Para mí la mariguana no significó sino una muleta para poder seguir caminando a trancas y barrancas. Aliviaba la pesadumbre que me corroía el alma. Me proporcionaba momentos de gloria que me cosían a la vida. En definitiva, una terapia como cualquier otra de las que echa mano la gente atribulada, si bien, en este caso, al no estar avalada por la autoridad competente, presenta a las claras no pocas características de índole problemática, derivadas todas ellas, más que nada, de las cuestiones logísticas. Es decir, las naturales dificultades de suministro a las que condena un comercio cuyo valor añadido es una función del riesgo subsecuente a la prohibición.
Todas esas cosas a las que te sometes con resignación cuando todavía conservas un ápice de rebeldía, la suficiente, en cualquier caso, para no correr al ambulatorio a por las correspondientes dosis de prozac.

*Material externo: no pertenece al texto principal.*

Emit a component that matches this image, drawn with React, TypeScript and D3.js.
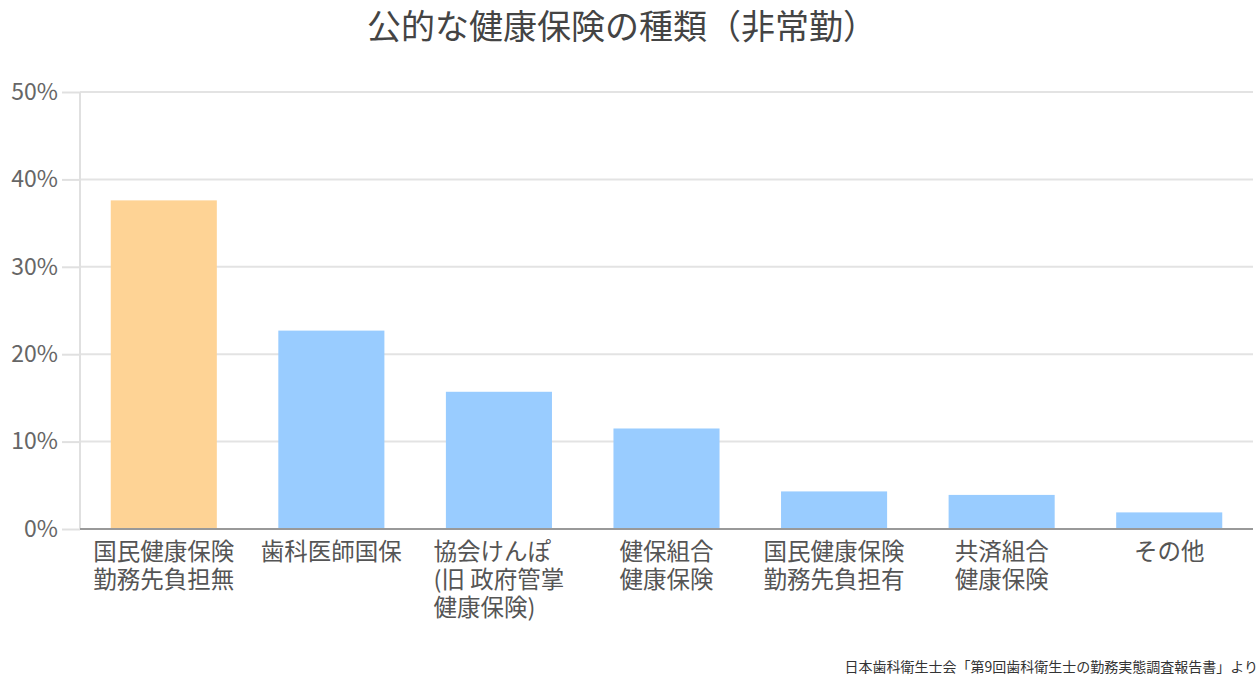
import React, { useEffect, useRef } from 'react';
import * as d3 from 'd3';

const categories = [
  '国民健康保険\n勤務先負担無',
  '歯科医師国保',
  '協会けんぽ\n(旧 政府管掌\n健康保険)',
  '健保組合\n健康保険',
  '国民健康保険\n勤務先負担有',
  '共済組合\n健康保険',
  'その他',
];
const shares = [37.6, 22.7, 15.7, 11.5, 4.3, 3.9, 1.9];
const highlighted = [true, false, false, false, false, false, false];
const yTicks = [0, 10, 20, 30, 40, 50];

const title = '公的な健康保険の種類（非常勤）';
const source = '日本歯科衛生士会「第9回歯科衛生士の勤務実態調査報告書」より';

const FONT = '"Noto Sans CJK JP", "Noto Sans", sans-serif';

const App: React.FC = () => {
  const ref = useRef<SVGSVGElement | null>(null);

  useEffect(() => {
    const W = 1260;
    const H = 682;
    const margin = { top: 92, right: 7, bottom: 153, left: 80 };
    const width = W - margin.left - margin.right;
    const height = H - margin.top - margin.bottom;

    const root = d3.select(ref.current);
    root.selectAll('*').remove();
    root.attr('width', W).attr('height', H).style('font-family', FONT);

    root.append('rect').attr('width', W).attr('height', H).attr('fill', '#fff');

    root.append('text')
      .attr('x', 622)
      .attr('y', 39)
      .attr('text-anchor', 'middle')
      .attr('font-size', 34)
      .attr('fill', '#444')
      .text(title);

    const g = root.append('g').attr('transform', `translate(${margin.left},${margin.top})`);

    const x = d3.scaleBand<number>()
      .domain(d3.range(categories.length))
      .range([0, width])
      .paddingInner(0.367)
      .paddingOuter(0.1835);

    const y = d3.scaleLinear().domain([0, 50]).range([height, 0]);

    // gridlines + y ticks
    const yAxis = g.append('g')
      .call(d3.axisLeft(y).tickValues(yTicks).tickSize(18).tickPadding(4).tickFormat((d) => `${d}%`));
    yAxis.select('.domain').remove();
    yAxis.selectAll('text').attr('font-size', 23).attr('fill', '#666').attr('font-family', FONT);
    yAxis.selectAll('line').attr('stroke', '#e0e0e0').attr('stroke-width', 2);

    g.append('g')
      .selectAll('line')
      .data(yTicks.filter((t) => t > 0))
      .join('line')
      .attr('x1', 0)
      .attr('x2', width)
      .attr('y1', (d) => y(d))
      .attr('y2', (d) => y(d))
      .attr('stroke', '#e3e3e3')
      .attr('stroke-width', 2);

    g.append('line')
      .attr('x1', 0).attr('x2', 0)
      .attr('y1', 0).attr('y2', height)
      .attr('stroke', '#e0e0e0')
      .attr('stroke-width', 2);

    // bars
    g.selectAll('.bar')
      .data(shares)
      .join('rect')
      .attr('class', 'bar')
      .attr('x', (_, i) => x(i)!)
      .attr('y', (d) => y(d))
      .attr('width', x.bandwidth())
      .attr('height', (d) => height - y(d))
      .attr('fill', (_, i) => (highlighted[i] ? '#fed395' : '#99ccff'));

    // baseline
    g.append('line')
      .attr('x1', 0).attr('x2', width)
      .attr('y1', height).attr('y2', height)
      .attr('stroke', '#999')
      .attr('stroke-width', 2);

    // category labels: block centred under bar, lines left-aligned
    categories.forEach((cat, i) => {
      const lines = cat.split('\n');
      const cx = x(i)! + x.bandwidth() / 2;
      const t = g.append('text')
        .attr('font-size', 23.5)
        .attr('fill', '#555')
        .attr('y', height + 31);
      lines.forEach((ln, k) => {
        t.append('tspan').attr('dy', k === 0 ? 0 : 28).text(ln);
      });
      let maxW = 0;
      t.selectAll<SVGTSpanElement, unknown>('tspan').each(function () {
        maxW = Math.max(maxW, this.getComputedTextLength());
      });
      const left = cx - maxW / 2;
      t.selectAll('tspan').attr('x', left);
    });

    root.append('text')
      .attr('x', 1258)
      .attr('y', 672)
      .attr('text-anchor', 'end')
      .attr('font-size', 14)
      .attr('fill', '#333')
      .text(source);
  }, []);

  return <svg ref={ref} style={{ display: 'block', position: 'absolute', left: 0, top: 0 }}></svg>;
};

export default App;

El prozac o similares, que eso si que tiene enganchados a millones de personas a las que nadie mira cuando pasan porque como no exhalan humos olorosos apenas se les nota.
Y ese es el caso, que, salvo esa inevitable experimentación del adolescente, cuando se fuma mariguana no se hace otra cosa que medicarse contra la depresión o como le quieran decir al no poder soportar la vida. Una medicación que entre otras ventajas tiene la de ser muy poco adictiva. Por no hablar de lo barata que le sale al erario público.
Bueno, parece ser que las autoridades de muchos sitios están empezando a aceptar que las cosas son así. Y por eso la despenalizan. Una verdadera pena porque me consta que a la cannabina le viene de madre el efecto coadyuvante de la transgresión. Recuerdo que aquello de ir a pillar por los bajos fondos de la ciudad me daba mucha vidilla. ¡Qué tiempos aquellos!